Ok, so why are we getting infinite energy for one of the trials?

Also, I am concerned that I may need to track the numberOfFiniteWeights to maintain detailed balance.

yes, you will have to do this. But first, we need to figure out what we are even getting an infinite energy. That should not happen. It would be better to set the weight of a very bad configuration to zero and keep it in the sum.

GregorySchwing commented 2 years ago

Ok, so why are we getting infinite energy for one of the trials?

Also, I am concerned that I may need to track the numberOfFiniteWeights to maintain detailed balance.

yes, you will have to do this. But first, we need to figure out what we are even getting an infinite energy. That should not happen. It would be better to set the weight of a very bad configuration to zero and keep it in the sum.

One of the randomly generated trial coordinates is identical to a system coordinate, resulting in a distSq of 0.

Then when we calculate the LJ energy

inline double FFParticle::CalcEn(const double distSq, const uint index) const { double rRat2 = sigmaSq[index] / distSq;

rRat2 is undefined, which returns +Nan.

This could be prevented with a simpler change of this

if (forcefield.rCutSq < distSq) return 0.0;

to this

if (forcefield.rCutSq < distSq) return 0.0; else if (distSq == 0.0) return INFINITY;

The exact same coordinate to double precision is being generated at random, and makes me think the RNG isn't being incremented.

Since this a restarted GOMC simulation, but not restart from checkpoint GOMC simulation, and an intseed is provided, GOMC reuses the same random numbers since both start from step 0.

Basically on GOMC run 1, step 12 successfully transferred a molecule into position xyz (which is a function of step # and seed).

Then on GOMC run 2, it attempted to transfer a molecule into position xyz (which is a function of step # and seed), which is the identical position as the molecule already there.

Hence distSq == 0, and we divide by distSq in the LJ Particle inter calculation.

I recommend we do a find/replace of

if (forcefield.rCutSq < distSq) return 0.0;

with

if (forcefield.rCutSq < distSq) return 0.0; else if (distSq == 0.0) return INFINITY;

Also

if (forcefield.rCutCoulombSq[b] < distSq) return 0.0;

with

if (forcefield.rCutCoulombSq[b] < distSq) return 0.0; else if (distSq == 0.0) return INFINITY;

For IEEE floats, division of a finite nonzero float by 0 is well-defined and results in +infinity (if the value was >zero) or -infinity (if the value was less than zero).

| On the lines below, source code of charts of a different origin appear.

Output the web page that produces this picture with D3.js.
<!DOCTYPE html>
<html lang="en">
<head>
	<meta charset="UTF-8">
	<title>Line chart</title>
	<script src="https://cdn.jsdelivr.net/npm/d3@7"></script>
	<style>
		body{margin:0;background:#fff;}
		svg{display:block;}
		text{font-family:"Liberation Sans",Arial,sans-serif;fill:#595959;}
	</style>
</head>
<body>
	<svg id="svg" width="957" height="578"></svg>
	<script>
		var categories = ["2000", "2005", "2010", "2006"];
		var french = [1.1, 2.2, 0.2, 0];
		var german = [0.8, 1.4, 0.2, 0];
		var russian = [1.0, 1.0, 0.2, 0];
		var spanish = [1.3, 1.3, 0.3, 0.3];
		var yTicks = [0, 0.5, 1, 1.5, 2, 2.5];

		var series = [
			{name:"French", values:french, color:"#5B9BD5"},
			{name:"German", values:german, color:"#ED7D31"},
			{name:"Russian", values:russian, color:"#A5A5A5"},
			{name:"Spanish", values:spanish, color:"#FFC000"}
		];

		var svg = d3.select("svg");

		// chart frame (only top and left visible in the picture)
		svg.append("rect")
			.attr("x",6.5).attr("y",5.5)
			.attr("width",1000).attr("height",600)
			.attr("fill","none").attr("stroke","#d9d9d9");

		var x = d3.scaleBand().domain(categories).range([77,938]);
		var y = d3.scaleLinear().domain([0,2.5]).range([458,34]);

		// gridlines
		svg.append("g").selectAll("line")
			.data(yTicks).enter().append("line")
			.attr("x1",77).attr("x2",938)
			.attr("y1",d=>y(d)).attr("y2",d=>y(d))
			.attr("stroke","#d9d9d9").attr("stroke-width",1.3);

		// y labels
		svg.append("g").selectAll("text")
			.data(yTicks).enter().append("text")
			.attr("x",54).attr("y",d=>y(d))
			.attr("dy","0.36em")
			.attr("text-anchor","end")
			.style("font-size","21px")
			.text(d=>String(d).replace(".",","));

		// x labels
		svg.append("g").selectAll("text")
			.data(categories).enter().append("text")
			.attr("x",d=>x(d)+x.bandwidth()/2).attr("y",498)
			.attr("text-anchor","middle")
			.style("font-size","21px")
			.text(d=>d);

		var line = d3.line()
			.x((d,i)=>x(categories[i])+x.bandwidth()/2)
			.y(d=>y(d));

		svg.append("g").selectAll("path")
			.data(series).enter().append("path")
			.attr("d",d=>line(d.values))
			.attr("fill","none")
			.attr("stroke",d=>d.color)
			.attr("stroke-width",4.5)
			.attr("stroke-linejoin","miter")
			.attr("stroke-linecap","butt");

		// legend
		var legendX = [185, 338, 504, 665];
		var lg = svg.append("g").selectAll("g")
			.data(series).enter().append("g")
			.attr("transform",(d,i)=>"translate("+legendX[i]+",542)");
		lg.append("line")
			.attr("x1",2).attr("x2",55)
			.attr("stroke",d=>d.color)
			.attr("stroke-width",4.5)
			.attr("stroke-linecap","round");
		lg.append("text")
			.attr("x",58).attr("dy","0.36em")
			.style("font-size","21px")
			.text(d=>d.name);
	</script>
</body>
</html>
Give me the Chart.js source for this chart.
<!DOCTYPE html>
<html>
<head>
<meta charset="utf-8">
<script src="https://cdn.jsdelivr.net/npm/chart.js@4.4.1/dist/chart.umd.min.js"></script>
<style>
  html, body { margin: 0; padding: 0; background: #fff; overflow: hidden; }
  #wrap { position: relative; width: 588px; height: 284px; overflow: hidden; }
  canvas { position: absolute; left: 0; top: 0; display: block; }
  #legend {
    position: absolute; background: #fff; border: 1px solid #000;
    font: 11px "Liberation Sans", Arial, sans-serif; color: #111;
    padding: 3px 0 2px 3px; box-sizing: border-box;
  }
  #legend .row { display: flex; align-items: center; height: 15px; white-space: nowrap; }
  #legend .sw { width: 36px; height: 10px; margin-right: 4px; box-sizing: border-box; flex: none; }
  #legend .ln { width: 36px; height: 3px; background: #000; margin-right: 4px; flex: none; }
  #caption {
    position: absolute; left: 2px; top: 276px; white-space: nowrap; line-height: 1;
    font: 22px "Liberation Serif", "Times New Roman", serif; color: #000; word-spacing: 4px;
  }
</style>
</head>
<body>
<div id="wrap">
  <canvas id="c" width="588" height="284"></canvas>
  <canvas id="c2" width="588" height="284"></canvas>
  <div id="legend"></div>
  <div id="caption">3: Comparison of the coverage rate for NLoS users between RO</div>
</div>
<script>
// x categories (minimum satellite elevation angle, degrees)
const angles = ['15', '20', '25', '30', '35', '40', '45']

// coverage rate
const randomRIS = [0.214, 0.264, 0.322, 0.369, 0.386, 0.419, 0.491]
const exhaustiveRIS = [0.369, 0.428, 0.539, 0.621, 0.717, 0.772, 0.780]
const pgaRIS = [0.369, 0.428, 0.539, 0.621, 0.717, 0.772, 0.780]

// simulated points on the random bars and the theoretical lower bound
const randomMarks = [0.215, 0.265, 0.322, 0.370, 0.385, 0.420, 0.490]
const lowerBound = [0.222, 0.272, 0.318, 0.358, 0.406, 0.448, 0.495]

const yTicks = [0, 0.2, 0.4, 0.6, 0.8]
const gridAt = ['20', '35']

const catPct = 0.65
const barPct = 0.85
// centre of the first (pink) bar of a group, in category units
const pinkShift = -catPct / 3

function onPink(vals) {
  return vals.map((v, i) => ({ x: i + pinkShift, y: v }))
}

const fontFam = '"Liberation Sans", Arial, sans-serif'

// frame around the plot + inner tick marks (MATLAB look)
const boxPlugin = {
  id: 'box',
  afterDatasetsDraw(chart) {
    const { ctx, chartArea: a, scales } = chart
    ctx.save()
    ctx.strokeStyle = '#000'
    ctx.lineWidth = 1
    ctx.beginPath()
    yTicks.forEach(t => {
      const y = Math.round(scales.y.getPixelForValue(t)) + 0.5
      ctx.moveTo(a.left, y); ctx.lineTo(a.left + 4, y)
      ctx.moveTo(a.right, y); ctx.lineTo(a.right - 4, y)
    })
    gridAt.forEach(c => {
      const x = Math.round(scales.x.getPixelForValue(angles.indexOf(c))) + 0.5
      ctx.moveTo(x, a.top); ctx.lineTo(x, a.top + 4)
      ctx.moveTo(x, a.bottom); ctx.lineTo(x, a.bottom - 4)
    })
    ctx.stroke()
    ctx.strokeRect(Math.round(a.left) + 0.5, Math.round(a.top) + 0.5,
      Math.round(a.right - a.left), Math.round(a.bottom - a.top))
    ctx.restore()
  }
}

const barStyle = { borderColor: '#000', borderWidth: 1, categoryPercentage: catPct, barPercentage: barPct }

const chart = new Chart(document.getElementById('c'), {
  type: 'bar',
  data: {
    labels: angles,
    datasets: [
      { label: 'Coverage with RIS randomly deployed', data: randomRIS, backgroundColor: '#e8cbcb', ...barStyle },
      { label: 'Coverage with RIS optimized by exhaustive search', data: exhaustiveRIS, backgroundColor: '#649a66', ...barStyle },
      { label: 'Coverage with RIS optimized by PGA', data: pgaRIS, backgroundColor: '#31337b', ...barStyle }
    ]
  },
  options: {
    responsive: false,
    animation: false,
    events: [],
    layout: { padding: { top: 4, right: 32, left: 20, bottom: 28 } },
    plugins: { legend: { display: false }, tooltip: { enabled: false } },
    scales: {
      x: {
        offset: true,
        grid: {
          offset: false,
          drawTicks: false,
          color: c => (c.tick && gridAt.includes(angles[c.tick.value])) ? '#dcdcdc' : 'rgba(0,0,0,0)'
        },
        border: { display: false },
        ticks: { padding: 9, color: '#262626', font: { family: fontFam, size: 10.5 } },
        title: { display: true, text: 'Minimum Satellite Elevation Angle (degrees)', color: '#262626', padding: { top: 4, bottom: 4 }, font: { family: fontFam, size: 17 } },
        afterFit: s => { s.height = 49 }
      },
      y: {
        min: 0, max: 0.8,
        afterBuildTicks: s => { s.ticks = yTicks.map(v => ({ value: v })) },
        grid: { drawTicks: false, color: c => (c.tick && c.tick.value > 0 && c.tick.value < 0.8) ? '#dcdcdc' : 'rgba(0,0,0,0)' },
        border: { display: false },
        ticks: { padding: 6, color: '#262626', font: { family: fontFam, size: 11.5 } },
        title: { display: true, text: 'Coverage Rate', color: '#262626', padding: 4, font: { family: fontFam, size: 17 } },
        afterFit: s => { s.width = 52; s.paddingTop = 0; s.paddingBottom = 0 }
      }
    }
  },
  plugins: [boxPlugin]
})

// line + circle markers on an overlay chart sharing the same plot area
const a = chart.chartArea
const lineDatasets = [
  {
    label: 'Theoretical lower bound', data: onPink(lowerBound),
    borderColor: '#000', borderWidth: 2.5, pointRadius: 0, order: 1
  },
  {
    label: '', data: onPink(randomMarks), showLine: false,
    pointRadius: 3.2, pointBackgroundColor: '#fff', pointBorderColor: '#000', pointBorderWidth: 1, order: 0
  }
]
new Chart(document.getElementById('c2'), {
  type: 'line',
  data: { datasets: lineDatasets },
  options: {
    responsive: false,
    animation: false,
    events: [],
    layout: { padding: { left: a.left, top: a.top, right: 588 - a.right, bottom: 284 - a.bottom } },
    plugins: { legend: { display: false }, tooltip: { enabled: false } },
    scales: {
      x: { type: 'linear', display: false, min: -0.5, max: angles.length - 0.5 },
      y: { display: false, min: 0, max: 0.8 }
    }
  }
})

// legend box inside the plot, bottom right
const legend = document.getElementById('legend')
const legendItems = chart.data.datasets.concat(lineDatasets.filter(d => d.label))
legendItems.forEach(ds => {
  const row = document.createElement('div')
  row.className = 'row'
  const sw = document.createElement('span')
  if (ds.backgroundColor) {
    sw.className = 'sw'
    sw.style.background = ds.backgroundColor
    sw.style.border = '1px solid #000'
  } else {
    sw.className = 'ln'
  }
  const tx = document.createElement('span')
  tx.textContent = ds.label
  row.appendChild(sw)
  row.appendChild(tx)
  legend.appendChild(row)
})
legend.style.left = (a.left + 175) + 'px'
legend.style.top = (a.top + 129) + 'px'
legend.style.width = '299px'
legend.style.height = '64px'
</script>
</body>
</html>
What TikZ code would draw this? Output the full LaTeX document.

The result of 0.0/0.0 is NaN. If you use integers, the behaviour is undefined.

GOMC uses the c++ exp() function, which doesn't mind INF values, it's just NAN than cause GOMC to crash.

GregorySchwing commented 2 years ago

Alternatively, we could print out an error informing the user they are reusing random numbers and their simulation is going to be correlated with the previous GOMC run they are restarting from.

The error message would include instructions to pass in

"InitStep lastStepPreviousRunGeneratedARestartFile"

or

"Checkpoint true checkpoint.file"

in the conf file.

LSchwiebert commented 2 years ago

I think it's a bad idea to allow someone to restart the simulation with the same random sequence/seed that was used at step 0. I can't think of a good reason for wanting to do this, so it would be done only by mistake. I think it would be better to generate an error in this case or just handle it in the code without user-intervention if possible.

In any case, it would be a good idea to handle the degenerate case of distSq == 0.0. It seems, though, that any value that results in rejecting the move would be fine, so Infinity works.

GOMC-WSU commented 2 years ago

I agree with @LSchwiebert. Restarting with the same random number sequence as a prior simulation is bad practice, unless the goal is to debug something. But in that case, one would be using the checkpoint functionality, and expecting that behavior.

BTW, for production runs for publications, we should be starting each simulation with a unique random number seed (e.g. seeded by the system time, or by a well-defined, unique seed).

LSchwiebert commented 2 years ago

I think we should generate an error message and terminate if the user is restarting with the same random seed as described above. Alternatively, we could generate a warning if the user is running in expert mode, but we should be able to work around this for debugging purposes, such as using a checkpoint file or specifying the step as above, so that we get consistent random numbers for testing.

We should include the information on how to fix the config file as mentioned above.

LSchwiebert commented 2 years ago

In other words, I'm fine with generating an error in all cases, even expert mode.